Girl Guides of Canada sell 4.5 million boxes of cookies every year
Ladysmith Sparks and Embers, including back row, left to right, Elowen Johnson, Kiana Simpson, Tatianna Grewenig, Violet Scott and Maya Zwiers, and front row, left to right, Ivy Ramer, Lilija Grewenig, Eilish Johnson and Artemis Vanprattenburg, sell Girl Guide cookies at Country Grocer. (Kara Olson/The Chronicle)


It’s definitely a sign of spring when everybody’s favourite cookies – and everybody’s favourite cookie sellers – re-appear.

The Girl Guides are again holding their most important fundraiser, selling their very famous cookies.

Last week, the First Ladysmith Sparks, ages five and six, along with the Ladysmith Embers, ages seven and eight, were present at Country Grocer asking shoppers to purchase boxes of Girl Guide cookies.

Girl Guides of Canada holds two nationwide cookie fundraising campaigns per year, with the classic chocolate and vanilla cookies in the spring and the chocolately mint cookies in the fall.

“One hundred per cent of the proceeds supports Girl Guides programs in communities from coast to coast,” said Amanda Gillmore, area commissioner. “These programs include fun weekly activities and programs, outdoor and camping adventures and experiences and one-of-a-kind travel experiences. Selling Girl Guide cookies help the girls develop skills such as teamwork, money and time management, entrepreneurship, goal setting, and self-confidence.”

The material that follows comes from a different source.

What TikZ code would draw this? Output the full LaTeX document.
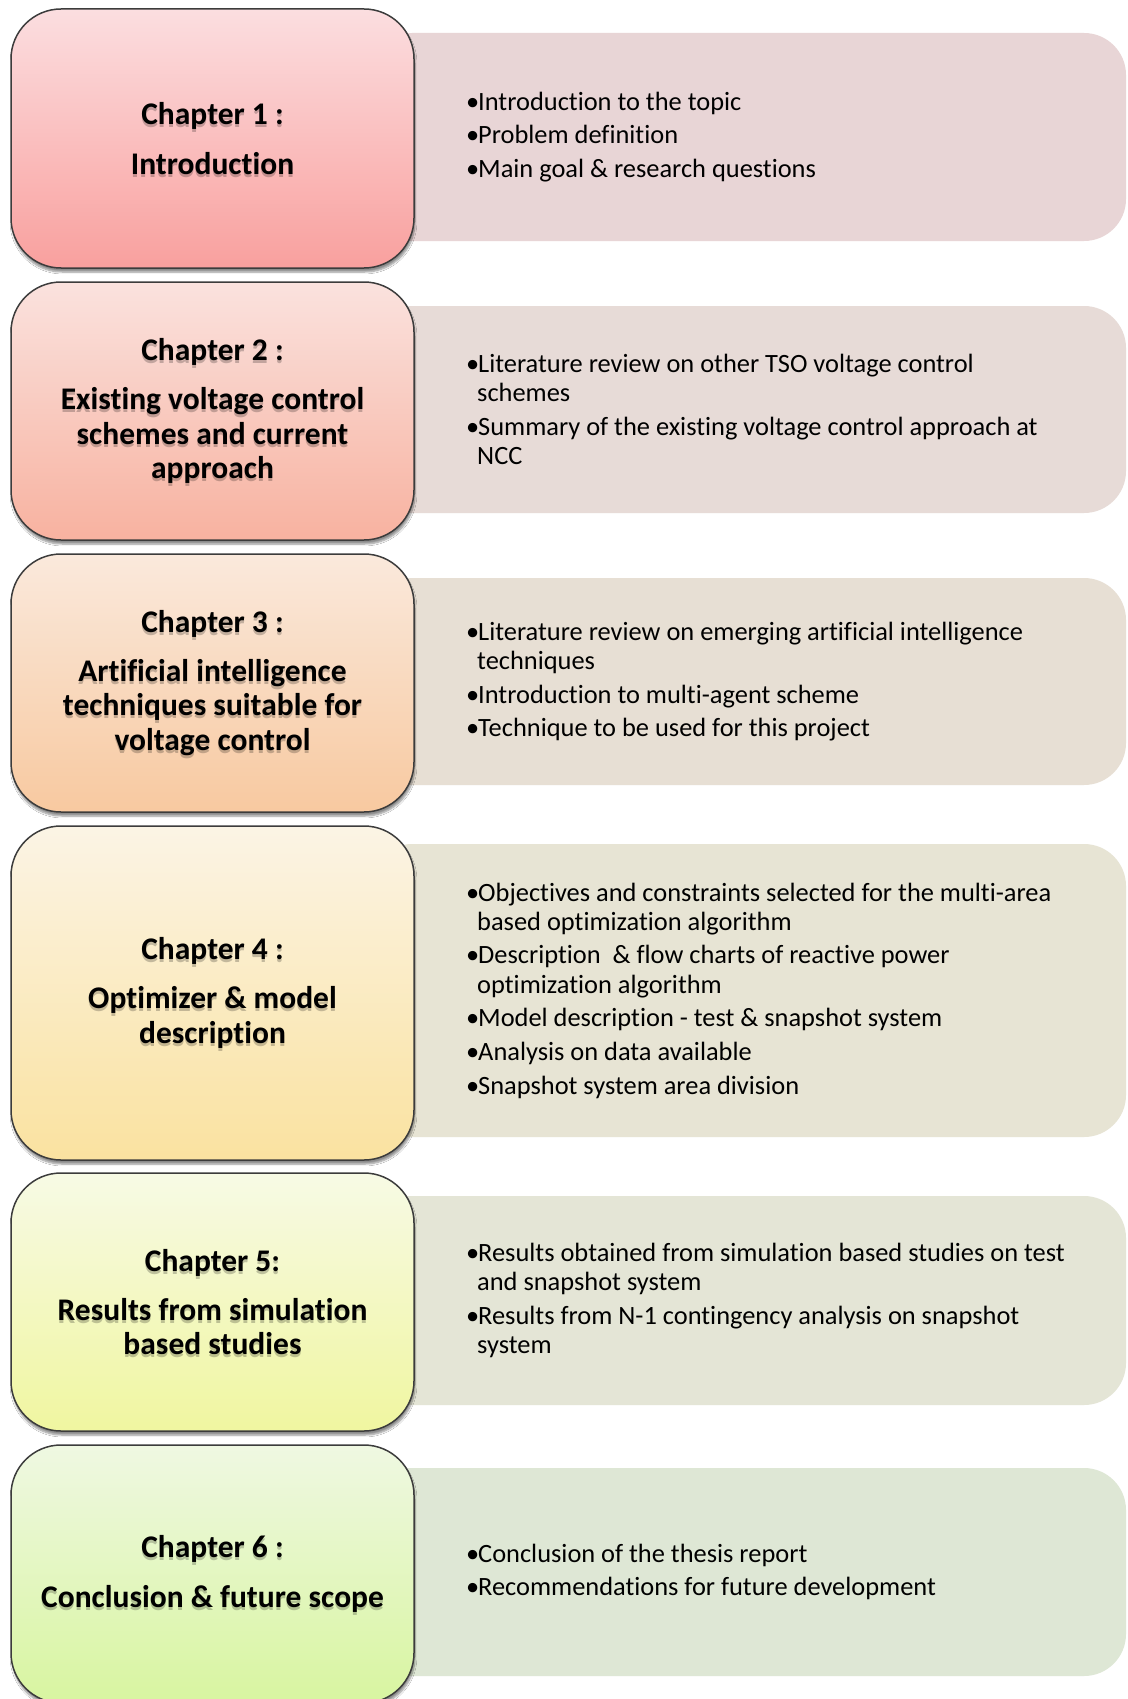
\documentclass[tikz,border=0pt]{standalone}
\usepackage{fontspec}
\setmainfont{Carlito}[Ligatures=NoCommon]
\usetikzlibrary{shadows.blur}

% chapter box gradients (top / bottom)
\definecolor{cAtop}{RGB}{251,222,224}
\definecolor{cAbot}{RGB}{249,160,158}
\definecolor{cBtop}{RGB}{250,226,222}
\definecolor{cBbot}{RGB}{248,178,160}
\definecolor{cCtop}{RGB}{250,233,220}
\definecolor{cCbot}{RGB}{248,201,160}
\definecolor{cDtop}{RGB}{251,244,229}
\definecolor{cDbot}{RGB}{250,226,160}
\definecolor{cEtop}{RGB}{247,250,229}
\definecolor{cEbot}{RGB}{240,246,160}
\definecolor{cFtop}{RGB}{239,248,226}
\definecolor{cFbot}{RGB}{216,245,160}
% description panels
\definecolor{pA}{RGB}{232,213,214}
\definecolor{pB}{RGB}{231,219,215}
\definecolor{pC}{RGB}{231,223,212}
\definecolor{pD}{RGB}{231,228,212}
\definecolor{pE}{RGB}{228,229,214}
\definecolor{pF}{RGB}{222,231,213}
\definecolor{boxline}{RGB}{60,60,60}

\newcommand{\bul}{\makebox[12pt][l]{•}}
\newcommand{\cont}{\hspace*{11pt}}

\tikzset{
  chapbox/.style={rounded corners=50pt, draw=boxline, line width=1.5pt,
    minimum width=403pt, inner sep=0pt,
    blur shadow={shadow xshift=1pt, shadow yshift=-4pt,
                 shadow blur steps=6, shadow opacity=45}},
  chaptitle/.style={align=center, inner sep=0pt,
    font=\bfseries\fontsize{31.5}{34.7}\selectfont},
  titleglow/.style={chaptitle, text=black, opacity=0.22, yshift=-3pt},
  panel/.style={rounded corners=42pt, minimum width=756pt, inner sep=0pt},
  ptext/.style={anchor=west, align=left, inner sep=0pt,
    font=\fontsize{26.4}{29.3}\selectfont},
}

\begin{document}
\begin{tikzpicture}[x=1pt,y=-1pt]
\useasboundingbox[fill=white] (0,0) rectangle (1127,1699);

% description panels (left ends hide behind the chapter boxes)
\node[panel, fill=pA, minimum height=208pt] (p1) at (748,137) {};
\node[panel, fill=pB, minimum height=207pt] (p2) at (748,409.5) {};
\node[panel, fill=pC, minimum height=207pt] (p3) at (748,681.5) {};
\node[panel, fill=pD, minimum height=293pt] (p4) at (748,990.5) {};
\node[panel, fill=pE, minimum height=209pt] (p5) at (748,1300.5) {};
\node[panel, fill=pF, minimum height=208pt] (p6) at (748,1572) {};

% chapter boxes
\node[chapbox, top color=cAtop, bottom color=cAbot, minimum height=259pt] (c1) at (212.5,138.5) {};
\node[chapbox, top color=cBtop, bottom color=cBbot, minimum height=258pt] (c2) at (212.5,411) {};
\node[chapbox, top color=cCtop, bottom color=cCbot, minimum height=258pt] (c3) at (212.5,683) {};
\node[chapbox, top color=cDtop, bottom color=cDbot, minimum height=334pt] (c4) at (212.5,993) {};
\node[chapbox, top color=cEtop, bottom color=cEbot, minimum height=258pt] (c5) at (212.5,1302) {};
\node[chapbox, top color=cFtop, bottom color=cFbot, minimum height=258pt] (c6) at (212.5,1574) {};

% chapter titles, each over a soft offset copy
\def\tA{Chapter 1 :\\[14.5pt] Introduction}
\def\tB{Chapter 2 :\\[14.5pt] Existing voltage control\\ schemes and current\\ approach}
\def\tC{Chapter 3 :\\[14.5pt] Artificial intelligence\\ techniques suitable for\\ voltage control}
\def\tD{Chapter 4 :\\[14.5pt] Optimizer \& model\\ description}
\def\tE{Chapter 5:\\[14.5pt] Results from simulation\\ based studies}
\def\tF{Chapter 6 :\\[14.5pt] Conclusion \& future scope}
\node[titleglow] (g1) at (c1) {\tA};
\node[titleglow] (g2) at (c2) {\tB};
\node[titleglow] (g3) at (c3) {\tC};
\node[titleglow] (g4) at (c4) {\tD};
\node[titleglow] (g5) at (c5) {\tE};
\node[titleglow] (g6) at (c6) {\tF};
\node[chaptitle] (h1) at (c1) {\tA};
\node[chaptitle] (h2) at (c2) {\tB};
\node[chaptitle] (h3) at (c3) {\tC};
\node[chaptitle] (h4) at (c4) {\tD};
\node[chaptitle] (h5) at (c5) {\tE};
\node[chaptitle] (h6) at (c6) {\tF};

% panel contents
\node[ptext] (t1) at (466,137) {%
  \bul Introduction to the topic\\[4.3pt]
  \bul Problem definition\\[4.3pt]
  \bul Main goal \& research questions};
\node[ptext] (t2) at (466,409.5) {%
  \bul Literature review on other TSO voltage control\\
  \cont schemes\\[4.3pt]
  \bul Summary of the existing voltage control approach at\\
  \cont NCC};
\node[ptext] (t3) at (466,681.5) {%
  \bul Literature review on emerging artificial intelligence\\
  \cont techniques\\[4.3pt]
  \bul Introduction to multi-agent scheme\\[4.3pt]
  \bul Technique to be used for this project};
\node[ptext] (t4) at (466,990.5) {%
  \bul Objectives and constraints selected for the multi-area\\
  \cont based optimization algorithm\\[4.3pt]
  \bul Description\ \ \& flow charts of reactive power\\
  \cont optimization algorithm\\[4.3pt]
  \bul Model description - test \& snapshot system\\[4.3pt]
  \bul Analysis on data available\\[4.3pt]
  \bul Snapshot system area division};
\node[ptext] (t5) at (466,1300.5) {%
  \bul Results obtained from simulation based studies on test\\
  \cont and snapshot system\\[4.3pt]
  \bul Results from N-1 contingency analysis on snapshot\\
  \cont system};
\node[ptext] (t6) at (466,1572) {%
  \bul Conclusion of the thesis report\\[4.3pt]
  \bul Recommendations for future development};
\end{tikzpicture}
\end{document}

Gillmore said Girl Guides of Canada have been selling cookies since 1927 and as an official fundraising activity since 1929. Girl Guides sell 4.5 million boxes of cookies each year across Canada, which averages out to be two and a half cookies for every Canadian.

“We will be selling cookies until we are sold out…” said Gillmore. “We are very grateful and appreciate all of the support that we receive from all of our community members who purchase cookies.”

Girls of all ages can join a unit made up of Girl Guides in their age group. Meetings include games, crafts, science experiments, do-it-yourself jobs, singing, baking, community service projects, or anything else the girls and their unit leaders wish to try.

“Guiding is a safe space where girls and young women can be themselves, take on new challenges, put their ideas into action, take part in an amazing range of activities, and gain the skills to confidently navigate their world,” Gillmore said.